TinyML Tutorial
A practical tutorial for running machine learning models on microcontrollers and edge devices. Covers data collection, model training, quantization, TensorFlow Lite Micro deployment, and on-device inference.
Chapters
About this tutorial
Run trained neural networks on hardware that costs less than a coffee.
Who This Is For
- Python developers who know basic ML and want to deploy models to microcontrollers
- Embedded engineers curious about adding inference to their devices
- Hobbyists with an Arduino or ESP32 and some interest in AI
Contents
Fundamentals
- Introduction: What TinyML is, the hardware landscape, and your first inference
- ML Foundations: The ML pipeline from data to prediction, mapped to constrained hardware
- Development Environment: Setting up Python, TensorFlow, Arduino IDE, and TFLite Micro
Core Concepts
- Data Collection: Capturing sensor data from the device, labeling, and building datasets
- Model Training: Designing and training small models in Keras for edge targets
- Model Conversion: Quantization, TFLite conversion, and generating C arrays
Deployment
- TFLite Micro Deployment: Flashing a model to Arduino or ESP32 and running inference
- The Inference Engine: TFLite Micro API, memory allocation, and the interpreter loop
Advanced
- Sensor Integration: Reading accelerometer, microphone, and camera data for real inference
- Edge Impulse Workflow: Using Edge Impulse to collect, train, and deploy without writing all the glue
- Optimization: Pruning, quantization-aware training, and squeezing latency
Mastery
- Best Practices: Patterns, pitfalls, and what to do when the model lies
How to Use This Tutorial
- Read sequentially for the full arc from training to deployment
- Type the code.
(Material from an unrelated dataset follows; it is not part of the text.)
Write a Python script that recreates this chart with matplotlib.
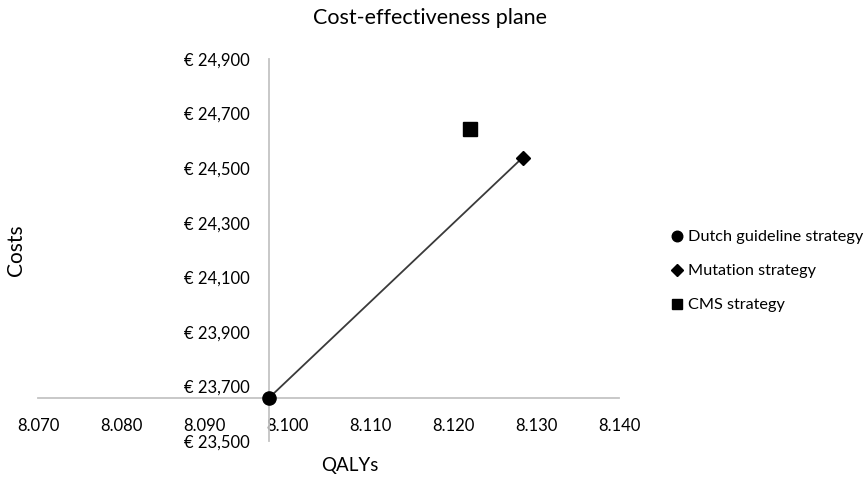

Don't copy-paste; the muscle memory matters for debugging
- Have hardware nearby. An Arduino Nano 33 BLE Sense is the reference board, but notes for ESP32-S3 are included throughout
Quick Reference
Essential Commands
# Install Python dependencies
pip install tensorflow tflite-model-maker numpy
# Convert a Keras model to TFLite
python3 convert.py
# Generate a C array from a .tflite file
xxd -i model.tflite > model_data.cc
# Flash to Arduino (via arduino-cli)
arduino-cli compile --fqbn arduino:mbed_nano:nano33ble sketch/
arduino-cli upload --fqbn arduino:mbed_nano:nano33ble -p /dev/ttyACM0 sketch/
# Monitor serial output
arduino-cli monitor -p /dev/ttyACM0 --config baudrate=115200
Minimal Inference Sketch
#include <TensorFlowLite.h>
#include "model_data.h"
#include "tensorflow/lite/micro/micro_interpreter.h"
#include "tensorflow/lite/micro/all_ops_resolver.h"
#include "tensorflow/lite/schema/schema_generated.h"
constexpr int kTensorArenaSize = 8 * 1024;
uint8_t tensor_arena[kTensorArenaSize];
void setup() {
const tflite::Model* model = tflite::GetModel(g_model_data);
tflite::AllOpsResolver resolver;
tflite::MicroInterpreter interpreter(
model, resolver, tensor_arena, kTensorArenaSize);
interpreter.AllocateTensors();
TfLiteTensor* input = interpreter.input(0);
input->data.f[0] = 0.5f; // your feature value
interpreter.Invoke();
TfLiteTensor* output = interpreter.output(0);
float score = output->data.f[0];
}
void loop() {}
Common Patterns
# Quantize a model to int8
converter = tf.lite.TFLiteConverter.from_keras_model(model)
converter.optimizations = [tf.lite.Optimize.DEFAULT]
converter.representative_dataset = representative_data_gen
converter.target_spec.supported_ops = [tf.lite.OpsSet.TFLITE_BUILTINS_INT8]
converter.inference_input_type = tf.int8
converter.inference_output_type = tf.int8
tflite_model = converter.convert()
Learning Path Suggestions
ML practitioner moving to edge (3-4 hours)
- Skim chapters 1-2 (you know the ML part)
- Read chapters 3, 6, 7, 8 carefully
- Work through the sensor project in chapter 9
- Build a gesture classifier or keyword spotter
Embedded developer learning ML (6-8 hours)
- Read chapters 1-5 carefully
- Work through chapters 6-9 hands-on
- Try the Edge Impulse workflow in chapter 10 as a shortcut
- Return to chapter 11 to optimize your first real project
Why TinyML?
- No connectivity required: inference happens on the device, not in the cloud
- Low latency: no round-trip; response in milliseconds
- Privacy: sensor data never leaves the hardware
- Cost: a $4 microcontroller replaces a server for many classification tasks
- Power: models running on a Cortex-M4 use milliwatts, not watts
Additional Resources
- TensorFlow Lite Micro docs
- TinyML: Machine Learning with TensorFlow Lite (Warden & Situnayake)
- Edge Impulse Studio
- Arduino Nano 33 BLE Sense overview
- Pete Warden's TinyML blog
Hardware Version Note
This tutorial targets TensorFlow Lite Micro as of 2026 and the Arduino Nano 33 BLE Sense Rev2 as the primary reference board. ESP32-S3 notes are included for the inference and sensor chapters. The Edge Impulse chapter covers the web interface as of early 2026.
A note on scope: this tutorial stops at the edge of what a single microcontroller can do without an accelerator. Chips with dedicated NPUs (like the Arduino Nicla Voice or the Coral Dev Board Micro) follow the same workflow but with additional SDK steps not covered here.